## Exercise directions
Search the listing below for the string "this" and show each line that contains it.

═══ Records for processing

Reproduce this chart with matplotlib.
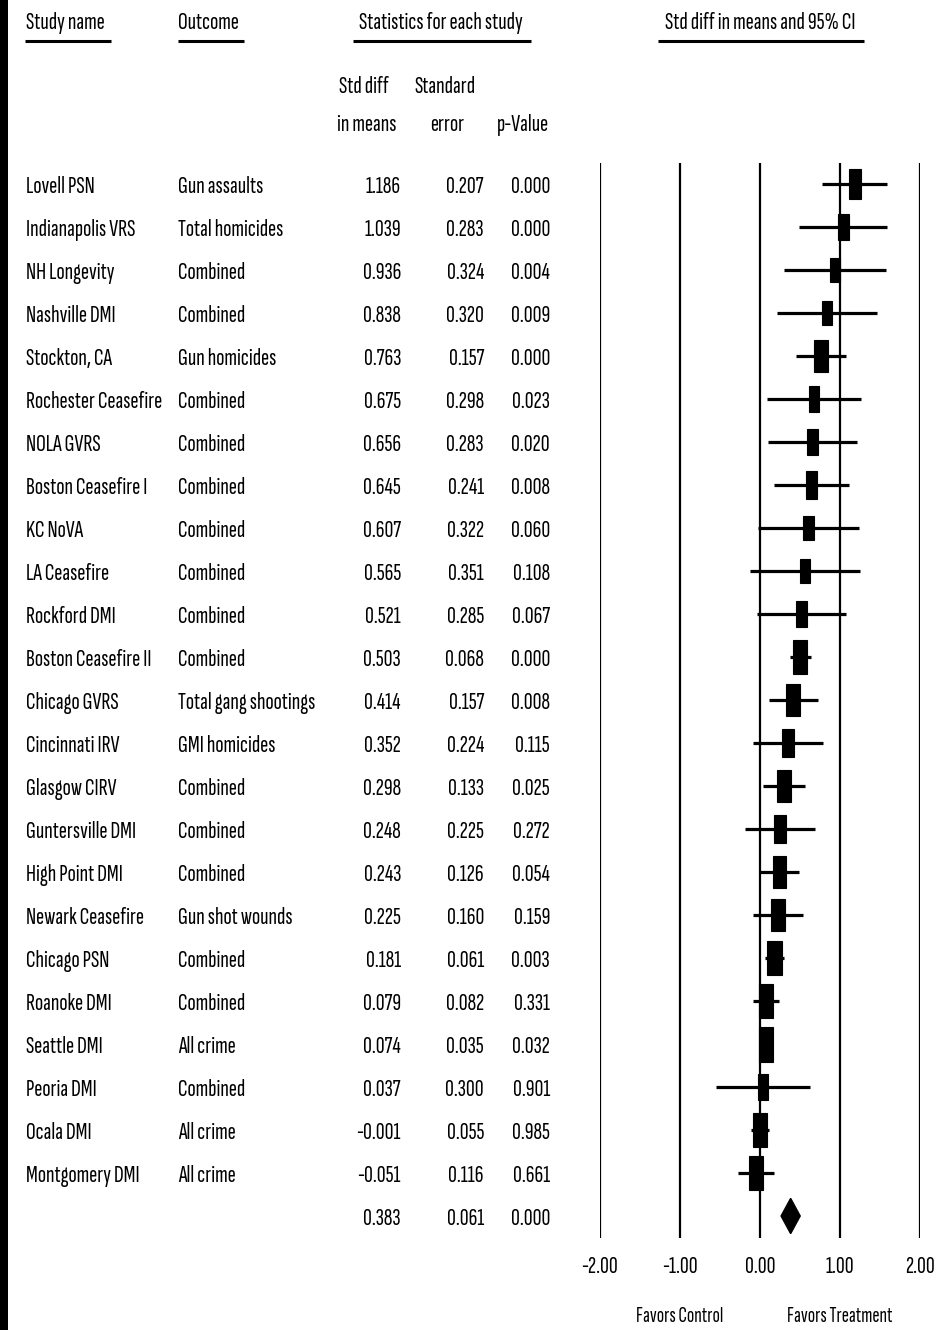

══════
═══ Records for processing

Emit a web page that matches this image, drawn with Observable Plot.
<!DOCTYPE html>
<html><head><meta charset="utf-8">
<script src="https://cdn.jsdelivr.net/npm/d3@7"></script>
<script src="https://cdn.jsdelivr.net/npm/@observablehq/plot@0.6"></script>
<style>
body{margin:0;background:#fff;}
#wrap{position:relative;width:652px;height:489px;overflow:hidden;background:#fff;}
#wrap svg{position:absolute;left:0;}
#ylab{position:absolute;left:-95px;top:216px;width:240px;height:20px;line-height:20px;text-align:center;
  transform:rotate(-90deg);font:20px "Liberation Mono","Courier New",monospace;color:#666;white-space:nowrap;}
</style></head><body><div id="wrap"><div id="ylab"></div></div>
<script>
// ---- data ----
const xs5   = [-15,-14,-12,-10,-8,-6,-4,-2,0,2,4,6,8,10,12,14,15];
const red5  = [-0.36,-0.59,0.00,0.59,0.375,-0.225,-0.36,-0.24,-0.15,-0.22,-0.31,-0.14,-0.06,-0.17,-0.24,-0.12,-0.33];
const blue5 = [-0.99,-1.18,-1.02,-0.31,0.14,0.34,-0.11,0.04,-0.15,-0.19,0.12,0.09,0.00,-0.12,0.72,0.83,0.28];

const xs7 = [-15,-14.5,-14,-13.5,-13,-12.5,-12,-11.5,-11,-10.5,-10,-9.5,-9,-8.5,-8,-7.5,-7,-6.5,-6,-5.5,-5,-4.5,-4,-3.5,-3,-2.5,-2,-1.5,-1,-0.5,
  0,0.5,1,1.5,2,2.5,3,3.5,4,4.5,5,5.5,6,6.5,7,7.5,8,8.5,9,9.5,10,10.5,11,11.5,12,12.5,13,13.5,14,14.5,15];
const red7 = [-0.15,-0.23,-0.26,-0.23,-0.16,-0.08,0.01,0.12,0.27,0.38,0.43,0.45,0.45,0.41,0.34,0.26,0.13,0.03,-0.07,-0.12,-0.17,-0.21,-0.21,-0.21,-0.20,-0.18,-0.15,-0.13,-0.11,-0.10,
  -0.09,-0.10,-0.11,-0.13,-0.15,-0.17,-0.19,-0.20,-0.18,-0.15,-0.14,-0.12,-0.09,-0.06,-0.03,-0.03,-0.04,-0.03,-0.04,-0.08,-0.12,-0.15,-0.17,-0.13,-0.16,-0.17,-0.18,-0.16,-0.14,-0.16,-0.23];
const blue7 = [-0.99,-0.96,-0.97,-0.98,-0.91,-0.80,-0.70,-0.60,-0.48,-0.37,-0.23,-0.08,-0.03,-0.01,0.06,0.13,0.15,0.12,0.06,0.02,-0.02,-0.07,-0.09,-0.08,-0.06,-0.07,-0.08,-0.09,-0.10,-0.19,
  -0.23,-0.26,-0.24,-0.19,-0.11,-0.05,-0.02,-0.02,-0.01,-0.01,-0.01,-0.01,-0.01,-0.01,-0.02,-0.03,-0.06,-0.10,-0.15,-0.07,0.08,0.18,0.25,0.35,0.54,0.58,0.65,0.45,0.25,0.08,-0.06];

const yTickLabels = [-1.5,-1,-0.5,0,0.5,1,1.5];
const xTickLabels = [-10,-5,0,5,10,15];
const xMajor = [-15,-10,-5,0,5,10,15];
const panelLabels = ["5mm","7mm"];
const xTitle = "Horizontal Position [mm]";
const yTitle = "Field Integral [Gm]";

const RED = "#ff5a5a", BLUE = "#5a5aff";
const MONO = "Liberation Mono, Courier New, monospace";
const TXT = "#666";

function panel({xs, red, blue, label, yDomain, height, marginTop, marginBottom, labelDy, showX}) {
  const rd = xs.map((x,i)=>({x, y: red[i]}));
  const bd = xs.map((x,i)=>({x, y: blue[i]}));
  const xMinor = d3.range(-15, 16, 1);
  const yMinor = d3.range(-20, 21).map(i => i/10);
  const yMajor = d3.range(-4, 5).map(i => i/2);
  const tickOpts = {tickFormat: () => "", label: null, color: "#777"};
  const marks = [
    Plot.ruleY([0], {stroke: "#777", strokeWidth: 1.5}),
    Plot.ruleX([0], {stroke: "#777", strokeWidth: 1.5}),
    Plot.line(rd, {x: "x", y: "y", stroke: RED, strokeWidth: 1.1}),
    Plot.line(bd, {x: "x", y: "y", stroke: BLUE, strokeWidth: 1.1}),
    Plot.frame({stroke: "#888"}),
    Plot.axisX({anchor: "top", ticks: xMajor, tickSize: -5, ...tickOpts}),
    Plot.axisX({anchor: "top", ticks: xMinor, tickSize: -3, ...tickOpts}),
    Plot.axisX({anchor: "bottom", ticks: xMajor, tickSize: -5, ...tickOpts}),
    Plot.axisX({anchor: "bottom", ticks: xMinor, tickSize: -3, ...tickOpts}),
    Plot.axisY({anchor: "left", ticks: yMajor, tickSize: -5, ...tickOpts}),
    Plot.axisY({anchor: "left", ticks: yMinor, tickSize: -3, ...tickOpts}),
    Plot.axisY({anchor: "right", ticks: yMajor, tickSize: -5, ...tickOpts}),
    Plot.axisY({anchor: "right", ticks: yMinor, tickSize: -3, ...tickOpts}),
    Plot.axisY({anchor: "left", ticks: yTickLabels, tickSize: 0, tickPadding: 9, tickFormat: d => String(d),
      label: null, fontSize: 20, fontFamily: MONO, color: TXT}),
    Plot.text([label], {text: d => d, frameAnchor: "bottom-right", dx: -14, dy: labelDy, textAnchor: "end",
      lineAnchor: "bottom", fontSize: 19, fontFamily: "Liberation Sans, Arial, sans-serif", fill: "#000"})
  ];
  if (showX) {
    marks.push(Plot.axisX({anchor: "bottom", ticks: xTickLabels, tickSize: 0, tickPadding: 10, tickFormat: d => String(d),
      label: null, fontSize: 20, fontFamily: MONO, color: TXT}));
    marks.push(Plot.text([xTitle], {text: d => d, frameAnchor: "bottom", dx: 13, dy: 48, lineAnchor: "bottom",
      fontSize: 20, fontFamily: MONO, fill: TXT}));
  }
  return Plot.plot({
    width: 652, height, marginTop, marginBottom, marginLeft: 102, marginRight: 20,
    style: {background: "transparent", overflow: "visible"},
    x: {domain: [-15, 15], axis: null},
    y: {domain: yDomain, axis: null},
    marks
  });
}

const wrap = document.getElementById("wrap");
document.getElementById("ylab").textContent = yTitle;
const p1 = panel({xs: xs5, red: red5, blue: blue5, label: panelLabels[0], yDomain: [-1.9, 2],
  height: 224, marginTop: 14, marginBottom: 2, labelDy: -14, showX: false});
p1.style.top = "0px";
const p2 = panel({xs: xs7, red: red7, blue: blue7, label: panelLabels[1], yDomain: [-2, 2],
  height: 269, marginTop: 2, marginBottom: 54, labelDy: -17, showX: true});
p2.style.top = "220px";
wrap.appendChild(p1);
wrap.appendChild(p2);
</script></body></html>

══════

## Final result
Reproduce this chart with matplotlib.
Emit a web page that matches this image, drawn with Observable Plot.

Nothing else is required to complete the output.